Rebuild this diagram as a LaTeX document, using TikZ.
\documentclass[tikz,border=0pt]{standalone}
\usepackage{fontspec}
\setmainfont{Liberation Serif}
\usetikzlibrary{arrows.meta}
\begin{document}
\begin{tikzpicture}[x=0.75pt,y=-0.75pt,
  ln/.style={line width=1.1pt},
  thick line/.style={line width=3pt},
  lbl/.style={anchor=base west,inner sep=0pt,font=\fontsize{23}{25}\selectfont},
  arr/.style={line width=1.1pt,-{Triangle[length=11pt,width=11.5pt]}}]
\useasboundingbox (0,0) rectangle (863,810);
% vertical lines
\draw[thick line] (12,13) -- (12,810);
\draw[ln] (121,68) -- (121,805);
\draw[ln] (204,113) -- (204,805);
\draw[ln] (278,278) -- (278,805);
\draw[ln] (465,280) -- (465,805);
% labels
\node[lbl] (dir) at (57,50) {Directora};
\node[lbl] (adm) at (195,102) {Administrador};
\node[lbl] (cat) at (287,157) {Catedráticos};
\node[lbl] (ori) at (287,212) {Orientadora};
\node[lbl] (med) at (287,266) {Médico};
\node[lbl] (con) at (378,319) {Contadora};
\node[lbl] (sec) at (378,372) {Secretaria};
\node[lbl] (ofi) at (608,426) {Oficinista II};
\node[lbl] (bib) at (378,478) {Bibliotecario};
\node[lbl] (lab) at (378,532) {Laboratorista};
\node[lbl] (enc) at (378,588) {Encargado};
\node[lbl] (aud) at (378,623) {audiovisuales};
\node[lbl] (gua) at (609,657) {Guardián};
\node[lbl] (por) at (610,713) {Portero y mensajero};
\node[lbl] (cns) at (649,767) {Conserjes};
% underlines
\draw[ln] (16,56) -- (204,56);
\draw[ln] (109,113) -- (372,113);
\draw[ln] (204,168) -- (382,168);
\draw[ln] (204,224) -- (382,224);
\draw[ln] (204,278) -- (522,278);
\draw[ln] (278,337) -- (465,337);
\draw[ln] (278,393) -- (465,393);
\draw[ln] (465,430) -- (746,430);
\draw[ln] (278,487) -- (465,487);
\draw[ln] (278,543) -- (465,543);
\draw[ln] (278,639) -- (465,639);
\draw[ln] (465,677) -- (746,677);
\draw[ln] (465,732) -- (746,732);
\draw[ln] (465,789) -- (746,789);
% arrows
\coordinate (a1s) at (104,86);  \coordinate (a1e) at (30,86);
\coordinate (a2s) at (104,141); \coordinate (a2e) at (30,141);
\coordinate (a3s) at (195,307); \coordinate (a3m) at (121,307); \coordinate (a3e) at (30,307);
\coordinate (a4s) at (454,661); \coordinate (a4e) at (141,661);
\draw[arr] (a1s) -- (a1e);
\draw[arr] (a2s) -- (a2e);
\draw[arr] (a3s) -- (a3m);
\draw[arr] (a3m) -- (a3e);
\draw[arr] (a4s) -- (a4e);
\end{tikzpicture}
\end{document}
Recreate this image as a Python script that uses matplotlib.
________________________________________
- _The problem_
Output the entries verbatim.

- _Expected answer_
Rebuild this diagram as a LaTeX document, using TikZ.
\documentclass[tikz,border=0pt]{standalone}
\usepackage{fontspec}
\setmainfont{Liberation Serif}
\usetikzlibrary{arrows.meta}
\begin{document}
\begin{tikzpicture}[x=0.75pt,y=-0.75pt,
  ln/.style={line width=1.1pt},
  thick line/.style={line width=3pt},
  lbl/.style={anchor=base west,inner sep=0pt,font=\fontsize{23}{25}\selectfont},
  arr/.style={line width=1.1pt,-{Triangle[length=11pt,width=11.5pt]}}]
\useasboundingbox (0,0) rectangle (863,810);
% vertical lines
\draw[thick line] (12,13) -- (12,810);
\draw[ln] (121,68) -- (121,805);
\draw[ln] (204,113) -- (204,805);
\draw[ln] (278,278) -- (278,805);
\draw[ln] (465,280) -- (465,805);
% labels
\node[lbl] (dir) at (57,50) {Directora};
\node[lbl] (adm) at (195,102) {Administrador};
\node[lbl] (cat) at (287,157) {Catedráticos};
\node[lbl] (ori) at (287,212) {Orientadora};
\node[lbl] (med) at (287,266) {Médico};
\node[lbl] (con) at (378,319) {Contadora};
\node[lbl] (sec) at (378,372) {Secretaria};
\node[lbl] (ofi) at (608,426) {Oficinista II};
\node[lbl] (bib) at (378,478) {Bibliotecario};
\node[lbl] (lab) at (378,532) {Laboratorista};
\node[lbl] (enc) at (378,588) {Encargado};
\node[lbl] (aud) at (378,623) {audiovisuales};
\node[lbl] (gua) at (609,657) {Guardián};
\node[lbl] (por) at (610,713) {Portero y mensajero};
\node[lbl] (cns) at (649,767) {Conserjes};
% underlines
\draw[ln] (16,56) -- (204,56);
\draw[ln] (109,113) -- (372,113);
\draw[ln] (204,168) -- (382,168);
\draw[ln] (204,224) -- (382,224);
\draw[ln] (204,278) -- (522,278);
\draw[ln] (278,337) -- (465,337);
\draw[ln] (278,393) -- (465,393);
\draw[ln] (465,430) -- (746,430);
\draw[ln] (278,487) -- (465,487);
\draw[ln] (278,543) -- (465,543);
\draw[ln] (278,639) -- (465,639);
\draw[ln] (465,677) -- (746,677);
\draw[ln] (465,732) -- (746,732);
\draw[ln] (465,789) -- (746,789);
% arrows
\coordinate (a1s) at (104,86);  \coordinate (a1e) at (30,86);
\coordinate (a2s) at (104,141); \coordinate (a2e) at (30,141);
\coordinate (a3s) at (195,307); \coordinate (a3m) at (121,307); \coordinate (a3e) at (30,307);
\coordinate (a4s) at (454,661); \coordinate (a4e) at (141,661);
\draw[arr] (a1s) -- (a1e);
\draw[arr] (a2s) -- (a2e);
\draw[arr] (a3s) -- (a3m);
\draw[arr] (a3m) -- (a3e);
\draw[arr] (a4s) -- (a4e);
\end{tikzpicture}
\end{document}
Recreate this image as a Python script that uses matplotlib.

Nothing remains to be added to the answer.